From when I was a young child, physiological breech birth was completely normalised to me, with my grandmother regaling tales of birthing her twins - my uncle came first, and head first, while my mum followed minutes later, rumping beautifully by all accounts, with all in the room cheering on my granny, telling her she had a girl on the way with just a few more pushes.
Coming bottom first didn’t hold back my mother one bit, and by the time I had come along decades later she was a successful and fiercely independent woman and scientist. So as I grew older I was confused when breech babies were suddenly discussed in hushed tones, risks and safety being debated and ceasarean sections mentioned as a matter of course.
When I began midwifery training, I was therefore both disappointed and entirely unsurprised to find breech birth covered only in the “Emergencies in Childbirth” Module. Knowing I would struggle to gain experience in physiological breech birth in the hospital I was training at, I decided to make this the main focus of my Elective placement.
With the support from the Iolanthe Trust, I was able to organise for myself a 2 week placement in Kingston, working with Breech Specialist Midwife Emma Spillane, as well as with the hugely successful Kingston Home Birth team who have supported home breech birth in the past.
I was also able to use some of my funding in order to complete the Breech Birth Network online course.
The Breech Birth Network course was almost overwhelmingly useful. Every aspect of breech birth was covered, as I watched the materials and made notes, it was as though every question I considered asking was preempted, and answered before I needed to dig deeper. Although entirely online and not hands on, I felt comfortable practising manoeuvres using my own pelvis and doll set as I watched, and upon completion intimately felt prepared for breech births I may encounter during my career.
While no breech babies were born in my time in Kingston, spending time with Specialist Midwife Emma Spillane taught me so much more about breech birth than I could have anticipated. She discussed various scenarios and outcomes with me as well as going through videos from her own archives to analyse and explain various breech manoeuvres.
I attended her breech clinics with her, palpating and scanning babies and counselling women and their families through their options. I was also able to gain valuable experience in another area of great interest to myself - midwifery research by partaking in recruiting pregnant women to the opti Breech trail which was running at the time in Kingston.

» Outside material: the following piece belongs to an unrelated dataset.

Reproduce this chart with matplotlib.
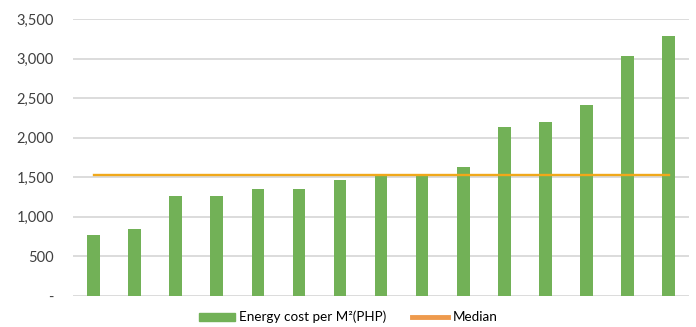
import matplotlib.pyplot as plt
from matplotlib.lines import Line2D
from matplotlib.patches import Patch

# energy cost per square metre, sorted ascending
costs = [775, 850, 1265, 1265, 1355, 1355, 1470, 1545, 1545, 1630, 2135, 2200, 2410, 3030, 3285]
median = 1530
yticks = [0, 500, 1000, 1500, 2000, 2500, 3000, 3500]
ylabels = ['-', '500', '1,000', '1,500', '2,000', '2,500', '3,000', '3,500']

plt.rcParams['font.family'] = ['Lato', 'DejaVu Sans']

fig = plt.figure(figsize=(6.96, 3.27), dpi=100)
ax = fig.add_axes([0.105, 0.095, 0.885, 0.847])

x = list(range(len(costs)))
ax.bar(x, costs, width=0.31, color='#72B157', zorder=3)
ax.plot([x[0], x[-1]], [median, median], color='#F0A81A', lw=1.7, zorder=4)

ax.set_xlim(-0.5, len(costs) - 0.5)
ax.set_ylim(0, 3500)
ax.set_yticks(yticks)
ax.set_yticklabels(ylabels, fontsize=10.5, color='#404040')
ax.set_xticks([])
ax.tick_params(axis='y', length=0, pad=14)
ax.grid(axis='y', color='#D9D9D9', lw=1.3, zorder=0)
ax.set_axisbelow(True)
for s in ax.spines.values():
    s.set_visible(False)

handles = [Patch(color='#72B157'), Line2D([], [], color='#EE9A4D', lw=3.5)]
labels = ['Energy cost per M²(PHP)', 'Median']
fig.legend(handles, labels, loc='center', bbox_to_anchor=(0.5, 0.03), ncol=2,
           frameon=False, fontsize=9.7, handlelength=2.7, handleheight=0.5,
           columnspacing=1.9, handletextpad=0.3)

plt.savefig('out.png', dpi=100)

Another highly enriching aspect of my elective placement was the opportunity to spend time with an award-winning homebirth team. I attended antenatal appointments with Emma Spillane in her role as Consultant Midwife, during which she supported women to make birth plans outside of guidelines set out by the trust, particularly for home births.

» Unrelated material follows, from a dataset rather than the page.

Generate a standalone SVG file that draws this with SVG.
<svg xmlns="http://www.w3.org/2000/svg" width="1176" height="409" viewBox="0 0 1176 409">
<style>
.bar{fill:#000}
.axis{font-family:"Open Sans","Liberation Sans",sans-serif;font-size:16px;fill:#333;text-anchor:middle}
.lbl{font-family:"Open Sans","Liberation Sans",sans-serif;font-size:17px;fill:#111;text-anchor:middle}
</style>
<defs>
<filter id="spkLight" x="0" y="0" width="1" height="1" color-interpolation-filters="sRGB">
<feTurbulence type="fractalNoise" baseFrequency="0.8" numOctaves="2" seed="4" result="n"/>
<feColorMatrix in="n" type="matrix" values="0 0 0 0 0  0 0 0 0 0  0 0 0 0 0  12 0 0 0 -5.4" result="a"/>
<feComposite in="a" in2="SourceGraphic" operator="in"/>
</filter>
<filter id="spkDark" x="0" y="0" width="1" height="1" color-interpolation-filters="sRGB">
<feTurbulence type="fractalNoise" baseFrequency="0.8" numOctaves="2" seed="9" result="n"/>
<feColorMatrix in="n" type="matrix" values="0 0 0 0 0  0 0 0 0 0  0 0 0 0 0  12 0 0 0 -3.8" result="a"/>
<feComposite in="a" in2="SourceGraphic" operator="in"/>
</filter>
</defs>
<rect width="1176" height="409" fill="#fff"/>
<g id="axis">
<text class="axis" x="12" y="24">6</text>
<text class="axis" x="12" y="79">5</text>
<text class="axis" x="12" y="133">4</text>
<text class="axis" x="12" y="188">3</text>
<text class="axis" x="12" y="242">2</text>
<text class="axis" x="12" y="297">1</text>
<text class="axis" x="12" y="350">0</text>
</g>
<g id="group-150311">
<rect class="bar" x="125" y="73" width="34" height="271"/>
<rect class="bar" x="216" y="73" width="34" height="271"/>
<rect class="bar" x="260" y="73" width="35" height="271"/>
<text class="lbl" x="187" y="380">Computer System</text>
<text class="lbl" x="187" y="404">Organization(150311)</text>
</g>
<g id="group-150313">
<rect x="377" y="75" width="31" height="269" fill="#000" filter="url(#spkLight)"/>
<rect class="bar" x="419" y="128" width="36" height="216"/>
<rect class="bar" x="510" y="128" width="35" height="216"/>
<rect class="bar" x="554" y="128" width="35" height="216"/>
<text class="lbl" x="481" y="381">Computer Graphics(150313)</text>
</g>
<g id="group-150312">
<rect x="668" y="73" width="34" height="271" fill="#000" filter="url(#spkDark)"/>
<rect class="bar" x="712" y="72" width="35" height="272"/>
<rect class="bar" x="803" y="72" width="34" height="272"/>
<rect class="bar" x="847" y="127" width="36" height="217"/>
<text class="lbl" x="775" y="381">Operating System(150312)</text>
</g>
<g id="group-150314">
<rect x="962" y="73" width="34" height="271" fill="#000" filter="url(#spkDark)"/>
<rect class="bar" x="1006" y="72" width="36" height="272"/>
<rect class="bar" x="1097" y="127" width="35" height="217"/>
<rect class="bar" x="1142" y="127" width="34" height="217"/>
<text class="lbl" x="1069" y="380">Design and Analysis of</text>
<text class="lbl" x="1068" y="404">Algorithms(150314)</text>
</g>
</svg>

I was able to attend both the birth centre and a home birth for such families during my placement, although neither baby was breech presentation, the births were calm, beautiful and the midwives facilitating them so inspirational. I was particularly inspired by the birth centre in Kingston which provides women with the most perfect setting for birth, and the staff there who could not have done more the the women in their care, or indeed the visiting student from Scotland with endless questions!
I am incredibly gratefully to the Iolanthe trust for supporting me in this placement, as these learning opportunities did not exist for me in Scotland, and the travel would have been prohibitively expensive for me as a student.